O Estado de São Paulo, n.44657, 23/01/2016. Notas e Informações, p.A3

O emprego de Tombini

Certamente o presidente do Banco Central, Alexandre Tombini, terminou a semana mais firme no cargo. Mas não pelas razões certas. Sua carta na terça-feira de manhã e a decisão no dia seguinte do Comitê de Política Monetária (Copom) pela manutenção da taxa básica de juros colocaram em xeque a credibilidade da política monetária do Banco Central. Mas deram-lhe – é de justiça reconhecer – um inabalável prestígio junto à presidente Dilma Rousseff. Depois do que ele aprontou nesta semana, Dilma deve estar radiante com o economista.

Quebrando o protocolo de silêncio prévio às reuniões do Copom, o presidente do Banco Central divulgou uma carta informando que a forte deterioração das previsões do Fundo Monetário Internacional (FMI) em relação à economia brasileira deveria ser levada em conta na ponderação do comitê sobre a taxa de juros. É ocioso dizer que a carta era completamente desnecessária – só alguém de má-fé poderia pensar que os integrantes do Copom desprezariam em sua ponderação as previsões do FMI. No entanto, o comunicado deu ao mercado a exata medida de como Tombini se porta no cargo – abdicou da autonomia que fazia do Banco Central um órgão respeitável de condução da política monetária para atender subservientemente aos caprichos da presidente Dilma.

Ainda que não confirmada pelos canais oficiais, a ninguém passou despercebida a reunião de Dilma e Tombini na segunda-feira. E se havia alguma dúvida quanto ao conteúdo da conversa presidencial, a carta de Tombini – emitindo sinal claro de que a estratégia do Copom no combate à inflação seria alterada – a cortou pela raiz. Tombini trocou a proteção da moeda – função primordial de qualquer Banco Central – pela simpatia da presidente Dilma. Tudo isso foi devidamente confirmado com a decisão do Copom, na quarta-feira, de manter a taxa Selic em 14,25%, apesar de todas as indicações prévias do próprio Banco Central de que era preciso um novo aumento para combater a inflação.

Estranha que um presidente do Banco Central não tenha qualquer pudor de explicitar – como fez Tombini – uma direta interferência na conduta da instituição.

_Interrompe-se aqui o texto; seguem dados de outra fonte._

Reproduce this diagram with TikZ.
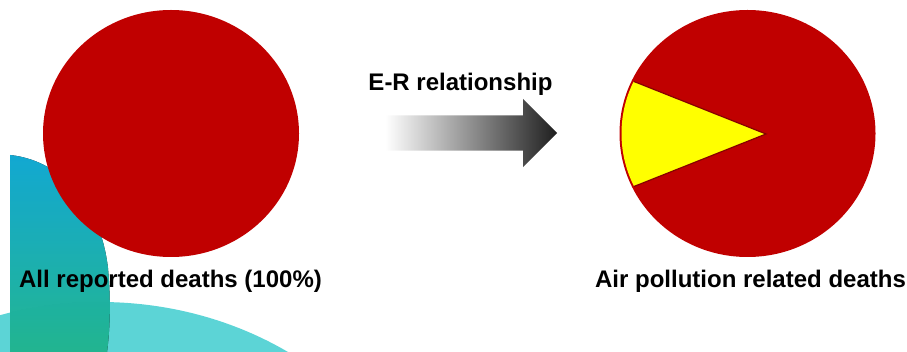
\documentclass[tikz,border=0pt]{standalone}
\usepackage{fontspec}
\setmainfont{Liberation Sans}
\usetikzlibrary{shapes.geometric,shapes.arrows,positioning}
\definecolor{deathred}{HTML}{C00000}
\definecolor{share}{HTML}{FFFF00}
\definecolor{cyanblob}{HTML}{12B4E2}
\definecolor{greenblob}{HTML}{25C39B}
\definecolor{paleblob}{HTML}{5CD4D6}

\begin{document}
\begin{tikzpicture}[x=1pt,y=-1pt,
  pie/.style={ellipse,fill=deathred,inner sep=0pt,minimum width=256pt,minimum height=247pt},
  caption/.style={font=\fontsize{24}{28}\selectfont\bfseries,anchor=base,inner sep=0pt},
  flow/.style={single arrow,single arrow head extend=16.5pt,inner xsep=0pt,inner ysep=17.5pt,
    text height=0pt,text depth=0pt,minimum height=172pt,left color=white,right color=black!88}
]
  \useasboundingbox (0,0) rectangle (907,352);
  % teal backdrop in the lower left corner
  \begin{scope}
    \clip (0,0) rectangle (907,352);
    \fill[paleblob] (100,602) ellipse [x radius=340, y radius=300];
    \fill[top color=cyanblob,bottom color=greenblob,opacity=.92]
      (10,352) -- (10,155) .. controls (58,160) and (100,200) .. (108,268)
      .. controls (111,300) and (110,330) .. (107,352) -- cycle;
  \end{scope}

  \node[pie] (allpie) at (171,133.5) {};
  \node[pie] (airpie) at (747.5,133.5) {};
  \begin{scope}
    \clip (airpie.center) ellipse [x radius=126, y radius=121.5];
    \fill[share,draw=deathred!70!black,line width=1.2pt] (766,134) -- (600,68) -- (600,200) -- cycle;
  \end{scope}

  \node[flow,anchor=tail] (er) at (385,133) {};

  \node[caption] (ertext) at (460.5,91) {E-R relationship};
  \node[caption] (alltext) at (170.5,288) {All reported deaths (100\%)};
  \node[caption] (airtext) at (750.5,288) {Air pollution related deaths};
\end{tikzpicture}
\end{document}
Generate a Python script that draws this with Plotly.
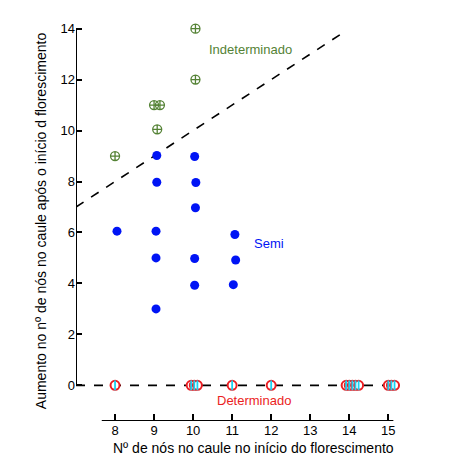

Isso, obviamente, não ocorreu por desconhecimento do modo de funcionamento da economia e da influência das expectativas. Dessa falha não se pode acusar o atual presidente do Banco Central, com Ph.D. em economia pela Universidade de Illinois. Ele conhecia perfeitamente as regras, que desprezou olimpicamente para atender às próprias razões.

Embora o Banco Central não seja independente, seu presidente não está no cargo para agradar ao presidente da República. Sua principal missão é proteger a moeda nacional, muito especialmente nesses tempos de persistente inflação. No entanto, os movimentos recentes de Tombini – a reunião com Dilma, a brilhante carta e a decisão do Copom – são qualquer coisa, menos proteção da moeda.

No caso concreto, há ainda uma não pequena agravante. De longa data, o mercado sabe muito bem qual é a capacidade de análise e de decisão da presidente Dilma em relação à política econômica e monetária do País. Os resultados estão expostos a quem queira ver – uma crise sem precedentes, batendo todos os recordes da história recente nacional de estagnação econômica, desemprego, inflação, desvalorização da moeda ante o dólar, etc. Isso porque a presidente Dilma está firmemente convencida – ai de quem queira dizer o contrário – de que possui um amplo e profundo conhecimento sobre economia e acha que a economia deve obedecer aos seus caprichos. Tem-se então seu famoso voluntarismo (mal) esclarecido.

Apesar de todas essas evidências, Tombini diz ao mercado com todas as letras que, a partir de agora, quem está no comando da política monetária é a presidente Dilma Rousseff. Trata-se simplesmente da pior notícia possível. Todos os brasileiros têm motivo para temer, exceto Tombini. Nunca, como agora, ele esteve tão firme no emprego.